PubMed Highlight: New relese of ENCODE and modENCODE

Five papers that summarize the latest data from ENCODE and modENCODE consortia have recently been published on Nature. Together, the publications add more than 1,600 new data sets, bringing the total number of data sets from ENCODE and modENCODE to around 3,300.

The growth of ENCODE and modENCODE data sets.
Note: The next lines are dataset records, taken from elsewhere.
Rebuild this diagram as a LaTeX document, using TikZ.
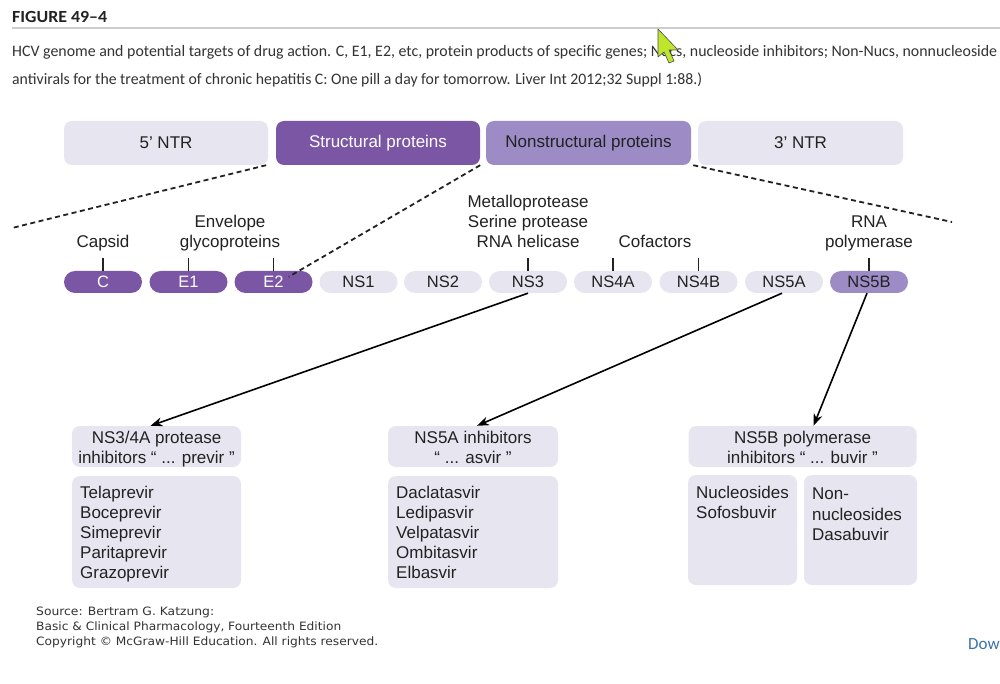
\documentclass[tikz,border=0pt]{standalone}
\usepackage{fontspec}
\usepackage{graphicx}
\setmainfont{Liberation Sans}
\newfontfamily\capfont{Carlito}
\newfontfamily\srcfont{DejaVu Sans}
\usetikzlibrary{arrows.meta}
\definecolor{lightbox}{HTML}{E6E5F0}
\definecolor{darkpurple}{HTML}{7B56A5}
\definecolor{midpurple}{HTML}{9C8BC5}
\definecolor{txt}{HTML}{222222}
\definecolor{captxt}{HTML}{333333}
\definecolor{rulegray}{HTML}{CCCCCC}
\definecolor{linkblue}{HTML}{3A72A8}
\definecolor{cursorgreen}{HTML}{BFE62A}
\tikzset{
  bar/.style={rounded corners=8pt, minimum height=44pt, inner sep=0pt,
    font=\fontsize{17}{20}\selectfont, text=txt},
  pill/.style={rounded corners=11pt, minimum width=78pt, minimum height=22pt,
    inner sep=0pt, font=\fontsize{16.5}{18}\selectfont, text=txt, fill=lightbox},
  pilldark/.style={pill, fill=darkpurple, text=white},
  pillmid/.style={pill, fill=midpurple},
  lbl/.style={anchor=base, inner sep=0pt, font=\fontsize{17}{20}\selectfont, text=txt},
  lbll/.style={lbl, anchor=base west},
  tickline/.style={line width=1.2pt, draw=txt},
  dashline/.style={line width=1.8pt, draw=txt, dash pattern=on 5pt off 3.5pt},
  arr/.style={line width=1.6pt, draw=black, -{Stealth[length=12pt,width=9pt]}},
  panel/.style={rounded corners=8pt, fill=lightbox, draw=none},
  captext/.style={anchor=base west, inner sep=0pt, text=captxt},
  srctext/.style={anchor=base west, inner sep=0pt, text=captxt, font=\srcfont\fontsize{11.5}{13}\selectfont}
}
\begin{document}
\begin{tikzpicture}[x=1pt,y=-1pt]
\useasboundingbox[fill=white] (0,0) rectangle (1000,684);

% header
\node[captext, text=txt, font=\capfont\bfseries\fontsize{17}{18}\selectfont] (fig) at (12,23) {\resizebox{95pt}{\height}{FIGURE 49–4}};
\draw[rulegray, line width=1.2pt] (12,28) -- (1000,28);
\node[captext, font=\capfont\fontsize{16}{18}\selectfont] (cap1) at (12,57) {\resizebox{985pt}{\height}{HCV genome and potential targets of drug action. C, E1, E2, etc, protein products of specific genes; Nucs, nucleoside inhibitors; Non-Nucs, nonnucleoside}};
\node[captext, font=\capfont\fontsize{16}{18}\selectfont] (cap2) at (12,85) {\resizebox{690pt}{\height}{antivirals for the treatment of chronic hepatitis C: One pill a day for tomorrow. Liver Int 2012;32 Suppl 1:88.)}};

% top bars
\node[bar, fill=lightbox, minimum width=204pt] (ntr5) at (166,143) {5’ NTR};
\node[bar, fill=darkpurple, text=white, minimum width=204pt] (struct) at (378,143) {Structural proteins};
\node[bar, fill=midpurple, minimum width=205pt] (nonstruct) at (588.5,143) {Nonstructural proteins};
\node[bar, fill=lightbox, minimum width=205pt] (ntr3) at (800.5,143) {3’ NTR};

% protein pills
\node[pilldark] (C) at (103,282) {C};
\node[pilldark] (E1) at (188.5,282) {E1};
\node[pilldark] (E2) at (273.5,282) {E2};
\node[pill] (NS1) at (358.5,282) {NS1};
\node[pill] (NS2) at (443,282) {NS2};
\node[pill] (NS3) at (528,282) {NS3};
\node[pill] (NS4A) at (613,282) {NS4A};
\node[pill] (NS4B) at (698.5,282) {NS4B};
\node[pill] (NS5A) at (784,282) {NS5A};
\node[pillmid] (NS5B) at (869,282) {NS5B};

% ticks
\foreach \p in {C,E1,E2,NS3,NS4A,NS4B,NS5B}{
  \draw[tickline] (\p.north) -- ++(0,-13);
}

% labels above
\node[lbl] (capsid) at (103,248) {Capsid};
\node[lbl] (env1) at (230,228) {Envelope};
\node[lbl] (env2) at (230,248) {glycoproteins};
\node[lbl] (met1) at (528,208) {Metalloprotease};
\node[lbl] (met2) at (528,228) {Serine protease};
\node[lbl] (met3) at (528,248) {RNA helicase};
\node[lbl] (cof) at (655,248) {Cofactors};
\node[lbl] (rna1) at (869,228) {RNA};
\node[lbl] (rna2) at (869,248) {polymerase};

% dashed zoom lines
\coordinate (dl) at (12,228);
\coordinate (dr) at (952,222);
\draw[dashline] ([xshift=-2pt]ntr5.south east) -- (dl);
\draw[dashline] (struct.south east) -- ([xshift=-24pt,yshift=-6pt]E2.north east);
\draw[dashline] ([xshift=2pt]nonstruct.south east) -- (dr);

% lower panels
\node[panel, minimum width=169pt, minimum height=41pt, inner sep=0pt] (h34) at (156.5,446.5) {};
\node[lbl] (h34a) at (156.5,443) {NS3/4A protease};
\node[lbl] (h34b) at (156.5,463) {inhibitors “ ... previr ”};
\node[panel, minimum width=169pt, minimum height=112pt, inner sep=0pt] (l34) at (156.5,532) {};
\node[lbll] (d1) at (80,498) {Telaprevir};
\node[lbll] (d2) at (80,518) {Boceprevir};
\node[lbll] (d3) at (80,538) {Simeprevir};
\node[lbll] (d4) at (80,558) {Paritaprevir};
\node[lbll] (d5) at (80,578) {Grazoprevir};

\node[panel, minimum width=170pt, minimum height=41pt, inner sep=0pt] (h5a) at (473,446.5) {};
\node[lbl] (h5aa) at (473,443) {NS5A inhibitors};
\node[lbl] (h5ab) at (473,463) {“ ... asvir ”};
\node[panel, minimum width=170pt, minimum height=112pt, inner sep=0pt] (l5a) at (473,532) {};
\node[lbll] (a1) at (396,498) {Daclatasvir};
\node[lbll] (a2) at (396,518) {Ledipasvir};
\node[lbll] (a3) at (396,538) {Velpatasvir};
\node[lbll] (a4) at (396,558) {Ombitasvir};
\node[lbll] (a5) at (396,578) {Elbasvir};

\node[panel, minimum width=228pt, minimum height=41pt, inner sep=0pt] (h5b) at (802.5,446.5) {};
\node[lbl] (h5ba) at (802.5,443) {NS5B polymerase};
\node[lbl] (h5bb) at (802.5,463) {inhibitors “ ... buvir ”};
\node[panel, minimum width=109pt, minimum height=110pt, inner sep=0pt] (nuc) at (742.5,530) {};
\node[lbll] (n1) at (696,498) {Nucleosides};
\node[lbll] (n2) at (696,518) {Sofosbuvir};
\node[panel, minimum width=113pt, minimum height=110pt, inner sep=0pt] (nonnuc) at (860.5,530) {};
\node[lbll] (m1) at (812,499) {Non-};
\node[lbll] (m2) at (812,520) {nucleosides};
\node[lbll] (m3) at (812,540) {Dasabuvir};

% arrows
\draw[arr] (NS3.south) -- ([xshift=-6pt]h34.north);
\draw[arr] ([xshift=-2pt]NS5A.south) -- ([xshift=4pt]h5a.north);
\draw[arr] ([xshift=-2pt]NS5B.south) -- ([xshift=11pt]h5b.north);

% source
\node[srctext] (s1) at (36,615) {\resizebox{178pt}{\height}{Source: Bertram G. Katzung:}};
\node[srctext] (s2) at (36,630) {\resizebox{305pt}{\height}{Basic \& Clinical Pharmacology, Fourteenth Edition}};
\node[srctext] (s3) at (36,645) {\resizebox{342pt}{\height}{Copyright © McGraw-Hill Education. All rights reserved.}};

% link
\node[captext, text=linkblue, font=\capfont\fontsize{17}{20}\selectfont] (dow) at (968,649) {Dow};

% cursor
\filldraw[fill=cursorgreen, draw=black!70, line width=0.6pt, line join=round]
  (658,29) -- (658,57) -- (664,52) -- (669,63) -- (674,61) -- (669,50) -- (678,50) -- cycle;
\end{tikzpicture}
\end{document}
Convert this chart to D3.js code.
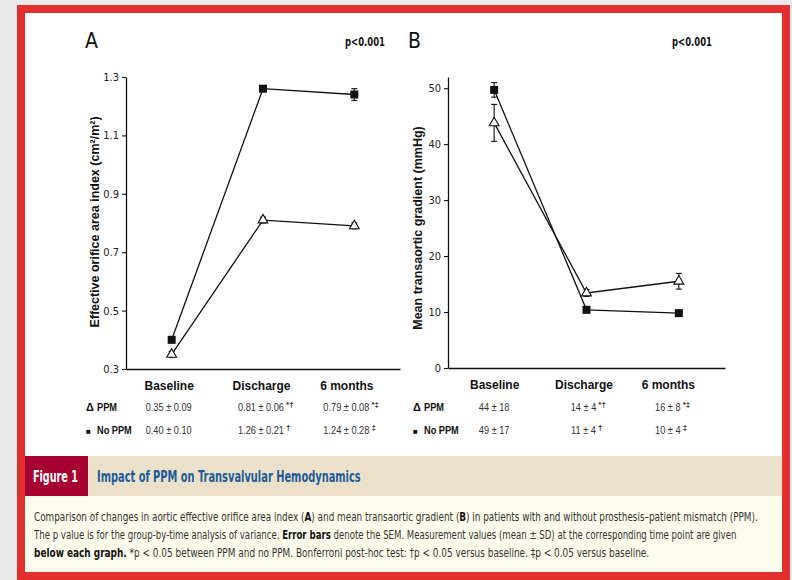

The authors analyze RNA-Seq data produced in the three species and an extensive effort was conducted in Drosophila to investigate genes expressed only in specific tissue, developmental stages or only after specific perturbations.  The analysis also identified many new candidate long non-coding RNAs, including ones that overlap with previously defined mutations that have been associated with developmental defects.
Other data sets derive from chromatin binding assays focused on transcription-regulatory factors in human cell lines, Drosophila and C. elegans; and on study of DNA accessibility and certain modifications to histone proteins. These new chromatin data sets led to identification of several features common to the three species, such as shared histone-modification patterns around genes and regulatory regions.
The new transcriptome data sets will result in more precise gene annotations in all three species, which should be released soon. The access to the data on chromatin features, regulatory-factor binding sites, and the regulatory-element predictions seem more difficult. We have to wait for them to be integrated in user-friendly portals for data visualization and flexible analyses. The UCSC Genome Browser, Ensembl, ENCODE consortium are all working to provide the solution.